Incredibly to me, I am 50 years old today.
I did not believe I would make it this far. Considering all the things people told me over the years, I expected my life to turn out differently. I understood I would have to make so many sacrifices for the good of the world that I would not be able to survive.
My life has been an ongoing process of figuring it out: a strange path of reconciling so many predictions, forecasts of the future, strange clues and things other people wanted. As it stands today, the most notable thing I’m left with is the Thunderbird. The car is up and running. However, for a vehicle that I essentially let sit for over a year and a half, it’s costing me a pretty penny to get it back to being serviceable.

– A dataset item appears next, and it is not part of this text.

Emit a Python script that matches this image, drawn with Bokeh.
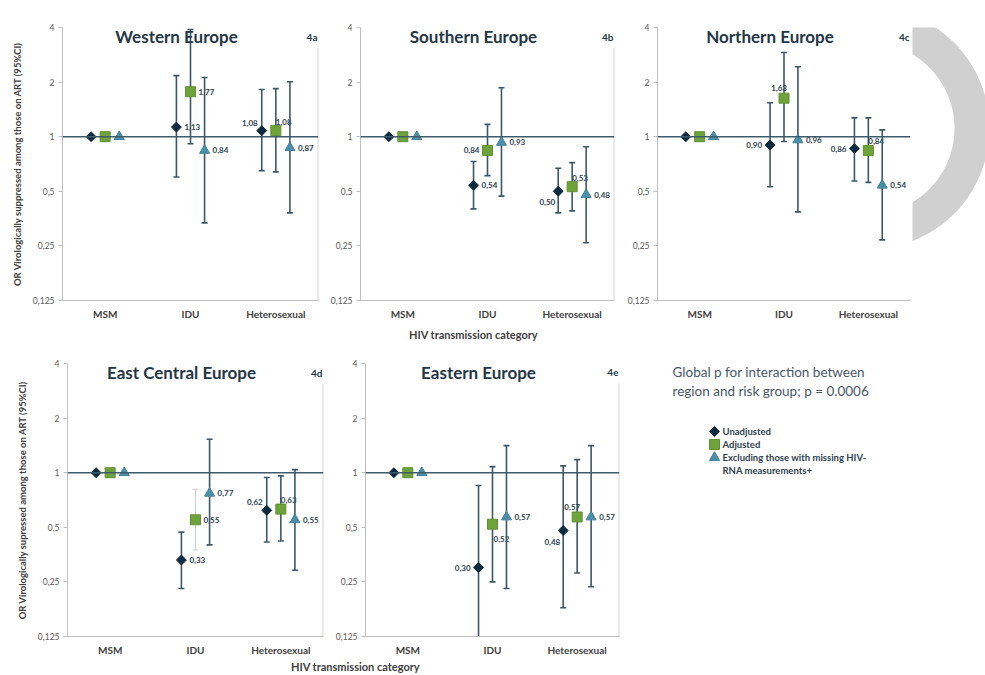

What is most satisfying to me is that I feel my integrity is still intact. Despite wasting so much money and effort, I have not sold out. I swore not to submit to my enemies and go along with what everyone else thinks or expects. I really do not care what religious leaders have taught you. Overall, they have not told you the real truth and they will all be judged accordingly for these omissions.
Even in recent days I’ve tried to explain things to people whose eyes are closed and whose ears are shut. I may not do that every day but I think you can understand that if I offend or alienate too many people I will be living on the street again. I’ve been there and done that and I can say from experience most people cannot appreciate what I learned from that experience. It cost me all of my friends and my sobriety.
Soberly and unflinchingly, I tell you I really do not know what the future holds for us exactly. I am at the point where I feel I accomplished everything I had set out for me by God and I am doing my best to simply enjoy being alive now. I am also at the point where I feel I have stagnated where I am and will be doing something soon to shake things up.
Of course, I will keep blogging about my experiences and if anything remarkable, let alone miraculous happens, I’ll be sure to let you know.